- _What needs to be done_:
Which lines fall between the line holding "Output the Python" and the line holding "fig = go.Figure()", inclusive? Retype them exactly, without the pictures, and add nothing else.

::: Raw data

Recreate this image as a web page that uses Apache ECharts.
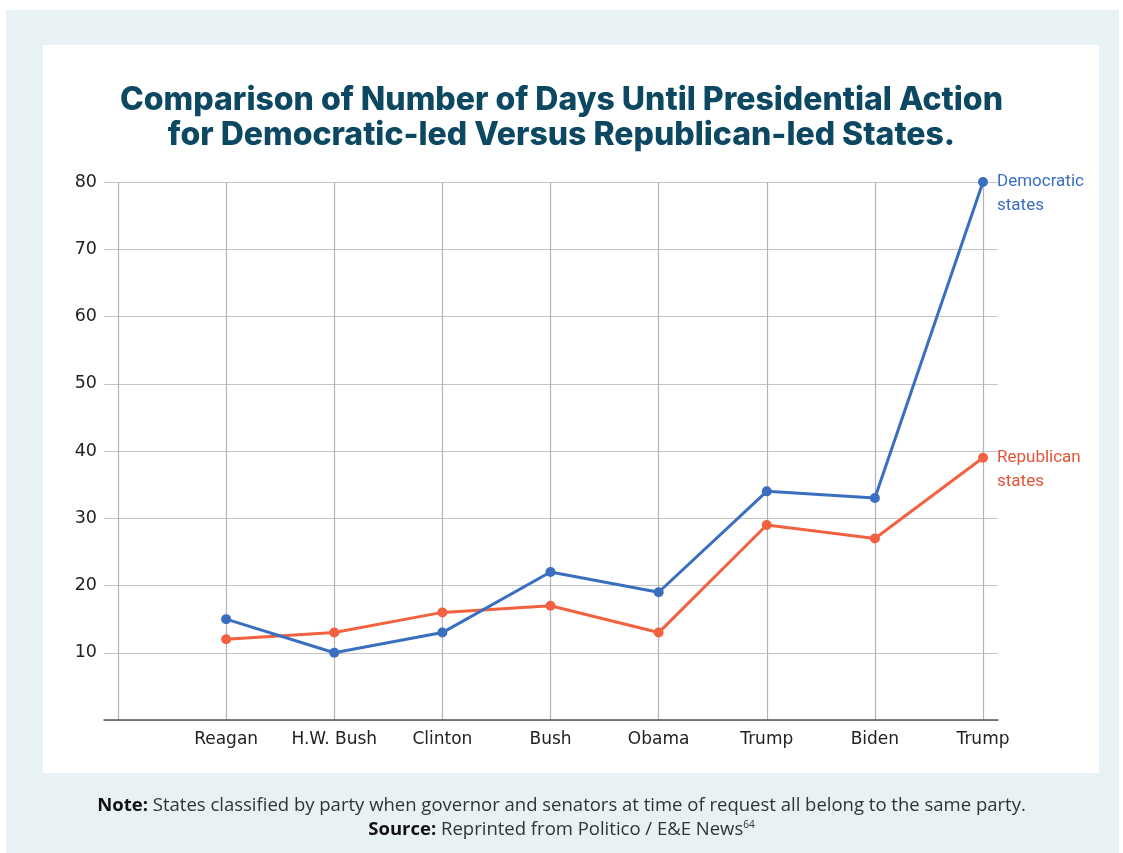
<!DOCTYPE html>
<html>
<head>
<meta charset="utf-8">
<script src="https://cdn.jsdelivr.net/npm/echarts@6/dist/echarts.min.js"></script>
<style>
  html, body { margin: 0; padding: 0; background: #ffffff; }
  #chart { width: 1123px; height: 853px; }
</style>
</head>
<body>
<div id="chart"></div>
<script>
// Presidential administrations (first slot is an empty lead-in column)
const categories = ['', 'Reagan', 'H.W. Bush', 'Clinton', 'Bush', 'Obama', 'Trump', 'Biden', 'Trump'];
// Days until presidential action
const democraticDays = [null, 15, 10, 13, 22, 19, 34, 33, 80];
const republicanDays = [null, 12, 13, 16, 17, 13, 29, 27, 39];
const yTicks = [10, 20, 30, 40, 50, 60, 70, 80];

const titleLines = [
  'Comparison of Number of Days Until Presidential Action',
  'for Democratic-led Versus Republican-led States.'
];

const BLUE = '#3a6fc0';
const RED = '#f26241';
const TEAL = '#0c4862';
const GRID_TOP = 182, GRID_BOTTOM = 853 - 720;

const chart = echarts.init(document.getElementById('chart'), null, { renderer: 'canvas' });

function endLabel(name, color) {
  return {
    show: true,
    position: 'right',
    distance: 9,
    color: color,
    fontFamily: 'Roboto',
    fontSize: 17,
    lineHeight: 24,
    align: 'left',
    verticalAlign: 'top',
    offset: [0, -12],
    formatter: (p) => p.dataIndex === categories.length - 1 ? name : ''
  };
}

const footRich = {
  b: { fontFamily: 'Open Sans', fontWeight: 'bold', fontSize: 18.5, fill: '#111111' },
  n: { fontFamily: 'Open Sans', fontSize: 18.5, fill: '#333333' },
  s: { fontFamily: 'Open Sans', fontSize: 10, fill: '#333333', padding: [0, 0, 10, 0] }
};

const option = {
  animation: false,
  backgroundColor: '#ffffff',
  graphic: [
    { type: 'rect', shape: { x: 6, y: 10, width: 1113, height: 843 }, style: { fill: '#e8f1f4' }, z: -10 },
    { type: 'rect', shape: { x: 43, y: 45, width: 1056, height: 728 }, style: { fill: '#ffffff' }, z: -9 },
    {
      type: 'text', left: 'center', top: 84,
      style: { text: titleLines[0], fill: TEAL, font: '800 32px Inter' }
    },
    {
      type: 'text', left: 'center', top: 119,
      style: { text: titleLines[1], fill: TEAL, font: '800 32px Inter' }
    },
    {
      type: 'text', left: 'center', top: 796,
      style: {
        rich: footRich,
        text: '{b|Note:}{n| States classified by party when governor and senators at time of request all belong to the same party.}'
      }
    },
    {
      type: 'text', left: 'center', top: 820,
      style: {
        rich: footRich,
        text: '{b|Source:}{n| Reprinted from Politico / E&E News}{s|64}'
      }
    }
  ],
  grid: [
    // Outer grid: horizontal gridlines and baseline span a little wider
    { left: 104, right: 1123 - 998, top: GRID_TOP, bottom: GRID_BOTTOM, containLabel: false },
    // Inner grid: category columns
    { left: 118, right: 1123 - 983, top: GRID_TOP, bottom: GRID_BOTTOM, containLabel: false }
  ],
  xAxis: [
    {
      gridIndex: 0, type: 'value', min: 0, max: 1,
      axisLine: { show: true, onZero: false, lineStyle: { color: '#555555', width: 1.5 } },
      axisTick: { show: false }, axisLabel: { show: false }, splitLine: { show: false }
    },
    {
      gridIndex: 1, type: 'category', data: categories, boundaryGap: false,
      axisLine: { show: false }, axisTick: { show: false },
      axisLabel: {
        show: true, color: '#222222', fontFamily: 'DejaVu Sans', fontSize: 17, margin: 11,
        interval: 0
      },
      splitLine: { show: true, lineStyle: { color: '#b3b3b3', width: 1.2 } }
    }
  ],
  yAxis: [
    {
      gridIndex: 0, type: 'value', min: 0, max: 80, interval: 10,
      axisLine: { show: false }, axisTick: { show: false },
      axisLabel: {
        color: '#222222', fontFamily: 'DejaVu Sans', fontSize: 17.5, margin: 7,
        formatter: (v) => yTicks.includes(v) ? String(v) : ''
      },
      splitLine: { show: true, lineStyle: { color: '#c4c4c4', width: 1.2 } }
    },
    {
      gridIndex: 1, type: 'value', min: 0, max: 80, interval: 10,
      axisLine: { show: false }, axisTick: { show: false }, axisLabel: { show: false },
      splitLine: { show: false }
    }
  ],
  series: [
    {
      name: 'Republican states', type: 'line', xAxisIndex: 1, yAxisIndex: 1,
      data: republicanDays, connectNulls: false,
      symbol: 'circle', symbolSize: 10,
      lineStyle: { color: RED, width: 3 }, itemStyle: { color: RED },
      label: endLabel('Republican\nstates', '#e2553a'), z: 3
    },
    {
      name: 'Democratic states', type: 'line', xAxisIndex: 1, yAxisIndex: 1,
      data: democraticDays, connectNulls: false,
      symbol: 'circle', symbolSize: 10,
      lineStyle: { color: BLUE, width: 3 }, itemStyle: { color: BLUE },
      label: endLabel('Democratic\nstates', '#3a6fc0'), z: 4
    }
  ]
};

chart.setOption(option);
</script>
</body>
</html>
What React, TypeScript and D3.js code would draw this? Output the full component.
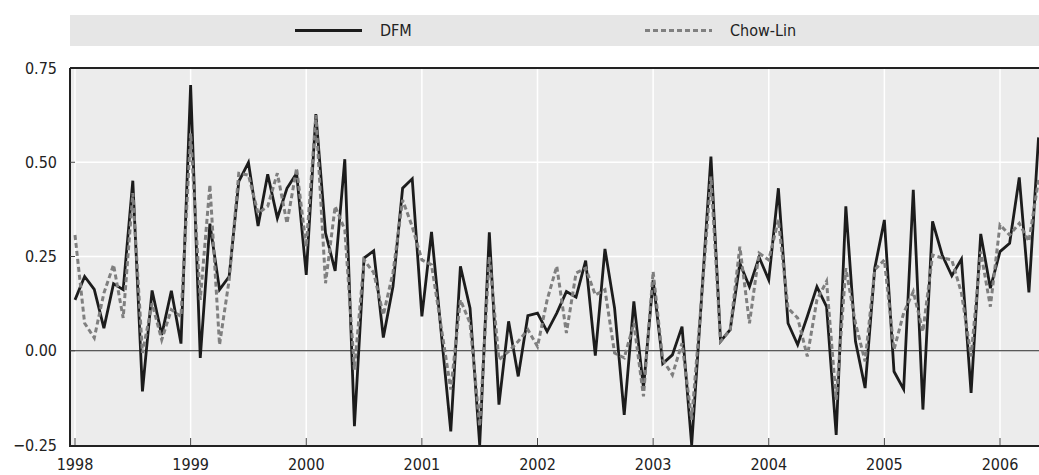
import React from "react";
import * as d3 from "d3";

// monthly values, Jan 1998 - May 2006
const startYear = 1998;
const yearTicks = [1998, 1999, 2000, 2001, 2002, 2003, 2004, 2005, 2006];
const yTicks = [-0.25, 0, 0.25, 0.5, 0.75];

const dfm = [
  0.135, 0.197, 0.163, 0.06, 0.178, 0.162, 0.451, -0.108, 0.16, 0.042, 0.159, 0.019,
  0.705, -0.019, 0.337, 0.162, 0.197, 0.449, 0.499, 0.331, 0.468, 0.352, 0.431, 0.471,
  0.201, 0.628, 0.312, 0.212, 0.508, -0.2, 0.246, 0.265, 0.035, 0.17, 0.431, 0.456,
  0.091, 0.315, 0.05, -0.214, 0.224, 0.113, -0.25, 0.314, -0.143, 0.078, -0.068, 0.093,
  0.1, 0.051, 0.1, 0.157, 0.142, 0.239, -0.013, 0.27, 0.113, -0.17, 0.131, -0.099,
  0.188, -0.034, -0.011, 0.064, -0.25, 0.13, 0.515, 0.025, 0.056, 0.232, 0.17, 0.248,
  0.188, 0.431, 0.073, 0.016, 0.091, 0.17, 0.117, -0.223, 0.383, 0.025, -0.099, 0.219,
  0.347, -0.055, -0.102, 0.427, -0.156, 0.343, 0.254, 0.199, 0.243, -0.112, 0.31, 0.166,
  0.263, 0.285, 0.46, 0.155, 0.566,
];

const chowLin = [
  0.307, 0.073, 0.034, 0.153, 0.228, 0.087, 0.418, -0.006, 0.126, 0.029, 0.109, 0.091,
  0.577, 0.135, 0.44, 0.016, 0.188, 0.471, 0.466, 0.365, 0.383, 0.471, 0.338, 0.484,
  0.276, 0.625, 0.179, 0.383, 0.321, -0.05, 0.241, 0.207, 0.095, 0.207, 0.4, 0.329,
  0.241, 0.228, 0.064, -0.103, 0.135, 0.073, -0.2, 0.25, -0.024, -0.002, 0.025, 0.056,
  0.011, 0.135, 0.224, 0.047, 0.206, 0.219, 0.148, 0.162, -0.006, -0.019, 0.073, -0.121,
  0.21, -0.024, -0.064, 0.02, -0.183, 0.13, 0.462, 0.025, 0.056, 0.276, 0.073, 0.259,
  0.241, 0.347, 0.113, 0.087, -0.015, 0.135, 0.184, -0.13, 0.219, 0.073, -0.028, 0.215,
  0.241, 0.003, 0.1, 0.157, 0.051, 0.254, 0.246, 0.241, 0.153, -0.015, 0.263, 0.117,
  0.334, 0.307, 0.338, 0.29, 0.453,
];

const W = 1039;
const H = 475;
const left = 70;
const right = 1039;
const top = 68;
const bottom = 445;
const font = "'Liberation Sans Narrow', 'DejaVu Sans Condensed', sans-serif";

const App = () => {
  // year scale: 1998 sits a little inside the left axis
  const x = d3.scaleLinear().domain([1998, 2006]).range([75, 1000]);
  const y = d3.scaleLinear().domain([-0.25, 0.75]).range([bottom, top]);

  const line = d3
    .line<number>()
    .x((_, i) => x(startYear + i / 12))
    .y((d) => y(d));

  const fmt = (v: number) => (v < 0 ? "\u2212" : "") + Math.abs(v).toFixed(2);

  return (
    <div style={{ position: "absolute", left: 0, top: 0 }}>
      <svg width={W} height={H} style={{ display: "block" }}>
        {/* legend */}
        <rect x={left} y={15} width={right - left} height={31} fill="#e6e6e6" />
        <line x1={295} x2={362} y1={30.5} y2={30.5} stroke="#1c1c1c" strokeWidth={3} />
        <text x={380} y={36} fontFamily={font} fontSize={16} fill="#222">DFM</text>
        <line x1={645} x2={712} y1={30.5} y2={30.5} stroke="#808080" strokeWidth={3} strokeDasharray="5,3" />
        <text x={730} y={36} fontFamily={font} fontSize={16} fill="#222">Chow-Lin</text>

        {/* plot background */}
        <rect x={left} y={top} width={right - left} height={bottom - top} fill="#ececec" />

        {/* grid */}
        {yTicks.slice(1, -1).map((t) => (
          <line key={"gy" + t} x1={left} x2={right} y1={y(t)} y2={y(t)} stroke="#fff" strokeWidth={1.5} />
        ))}
        {yearTicks.map((t) => (
          <line key={"gx" + t} x1={x(t)} x2={x(t)} y1={top} y2={bottom} stroke="#fff" strokeWidth={1.5} />
        ))}

        {/* zero line */}
        <line x1={left} x2={right} y1={y(0)} y2={y(0)} stroke="#222" strokeWidth={1} />

        <defs>
          <clipPath id="plotClip">
            <rect x={left} y={top} width={right - left} height={bottom - top + 2} />
          </clipPath>
        </defs>

        <g clipPath="url(#plotClip)">
          <path d={line(dfm) ?? ""} fill="none" stroke="#1c1c1c" strokeWidth={2.8} strokeLinejoin="miter" />
          <path d={line(chowLin) ?? ""} fill="none" stroke="#7f7f7f" strokeWidth={3} strokeDasharray="5,3" />
        </g>

        {/* frame */}
        <line x1={left} x2={right} y1={top} y2={top} stroke="#222" strokeWidth={2} />
        <line x1={left} x2={right} y1={bottom + 1} y2={bottom + 1} stroke="#222" strokeWidth={2} />
        <line x1={left} x2={left} y1={top} y2={bottom + 2} stroke="#222" strokeWidth={2} />

        {/* ticks */}
        {yearTicks.map((t) => (
          <line key={"tx" + t} x1={x(t)} x2={x(t)} y1={bottom - 7} y2={bottom} stroke="#444" strokeWidth={1} />
        ))}
        {yTicks.slice(1, -1).map((t) => (
          <line key={"ty" + t} x1={left} x2={left + 5} y1={y(t)} y2={y(t)} stroke="#444" strokeWidth={1} />
        ))}

        {/* labels */}
        {yTicks.map((t) => (
          <text
            key={"ly" + t}
            x={57}
            y={y(t)}
            textAnchor="end"
            dominantBaseline="central"
            fontFamily={font}
            fontSize={16}
            fill="#222"
          >
            {fmt(t)}
          </text>
        ))}
        {yearTicks.map((t) => (
          <text
            key={"lx" + t}
            x={x(t)}
            y={470}
            textAnchor="middle"
            fontFamily={font}
            fontSize={16}
            fill="#222"
          >
            {t}
          </text>
        ))}
      </svg>
    </div>
  );
};

export default App;
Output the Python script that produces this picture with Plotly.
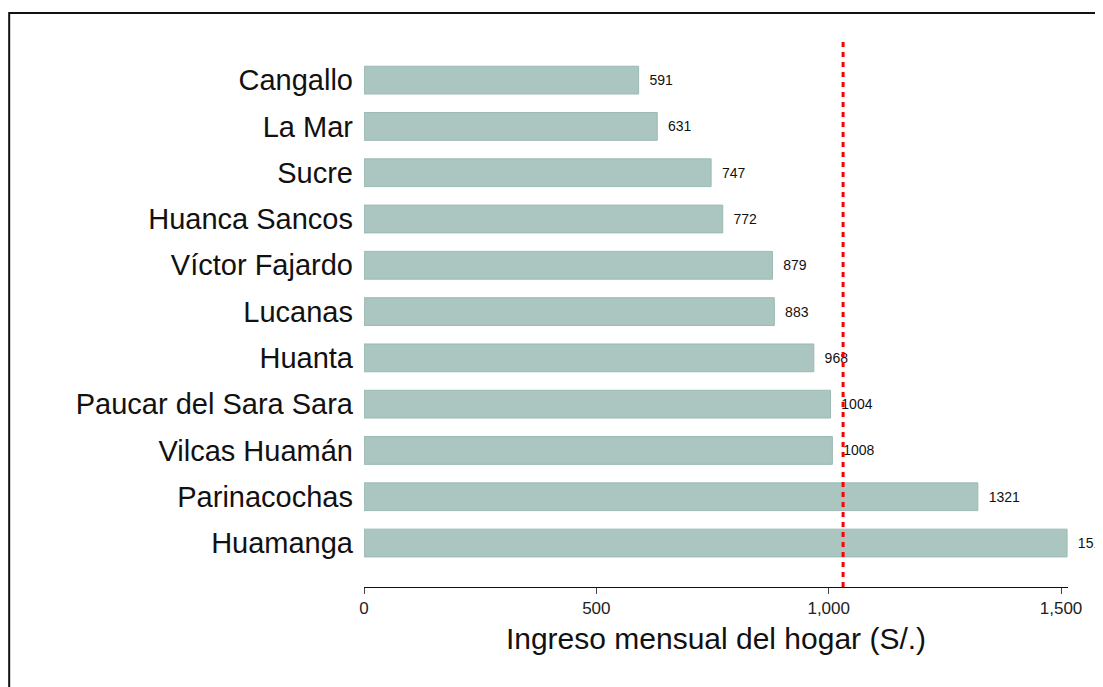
import plotly.graph_objects as go

provincias = ["Huamanga", "Parinacochas", "Vilcas Huamán", "Paucar del Sara Sara",
              "Huanta", "Lucanas", "Víctor Fajardo", "Huanca Sancos", "Sucre",
              "La Mar", "Cangallo"]
ingreso = [1513, 1321, 1008, 1004, 968, 883, 879, 772, 747, 631, 591]
promedio = 1031
x_ticks = [0, 500, 1000, 1500]
x_ticklabels = ["0", "500", "1,000", "1,500"]

fig = go.Figure()

fig.add_trace(go.Bar(
    x=ingreso,
    y=provincias,
    orientation='h',
    width=0.6,
    marker=dict(color='#abc5c0', line=dict(color='#9bbab4', width=1)),
    text=ingreso,
    texttemplate='\u00a0\u00a0%{x}',
    textposition='outside',
    textfont=dict(family='Liberation Sans, Arial', size=14, color='#111111'),
    cliponaxis=False,
    showlegend=False,
))

# promedio regional (linea roja punteada)
fig.add_shape(type='line', xref='x', yref='paper',
              x0=promedio, x1=promedio, y0=0, y1=1,
              line=dict(color='#ff0000', width=3, dash='5px,5px'),
              layer='above')

# marco exterior
fig.add_shape(type='rect', xref='paper', yref='paper',
              x0=-0.504, x1=1.08, y0=-0.25, y1=1.0455,
              line=dict(color='#111111', width=2), layer='above')

fig.update_layout(
    width=1095,
    height=679,
    margin=dict(l=356, r=35, t=30, b=100),
    plot_bgcolor='white',
    paper_bgcolor='white',
    font=dict(family='Liberation Sans, Arial', color='#111111'),
    xaxis=dict(
        range=[0, 1515],
        tickvals=x_ticks,
        ticktext=x_ticklabels,
        ticks='outside',
        ticklen=6,
        tickcolor='#444444',
        showline=True,
        linecolor='#111111',
        linewidth=1,
        showgrid=False,
        zeroline=False,
        tickfont=dict(size=17, color='#222222'),
        title=dict(text='Ingreso mensual del hogar (S/.)',
                   font=dict(size=30, color='#111111'), standoff=10),
    ),
    yaxis=dict(
        categoryorder='array',
        categoryarray=provincias,
        range=[-0.95, 10.91],
        showgrid=False,
        showline=False,
        zeroline=False,
        ticks='',
        ticklabelstandoff=10,
        tickfont=dict(size=29, color='#111111'),
    ),
)

fig.write_html("out.html")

::::::

- _Expected answer_:
Output the Python script that produces this picture with Plotly.
import plotly.graph_objects as go

provincias = ["Huamanga", "Parinacochas", "Vilcas Huamán", "Paucar del Sara Sara",
              "Huanta", "Lucanas", "Víctor Fajardo", "Huanca Sancos", "Sucre",
              "La Mar", "Cangallo"]
ingreso = [1513, 1321, 1008, 1004, 968, 883, 879, 772, 747, 631, 591]
promedio = 1031
x_ticks = [0, 500, 1000, 1500]
x_ticklabels = ["0", "500", "1,000", "1,500"]

fig = go.Figure()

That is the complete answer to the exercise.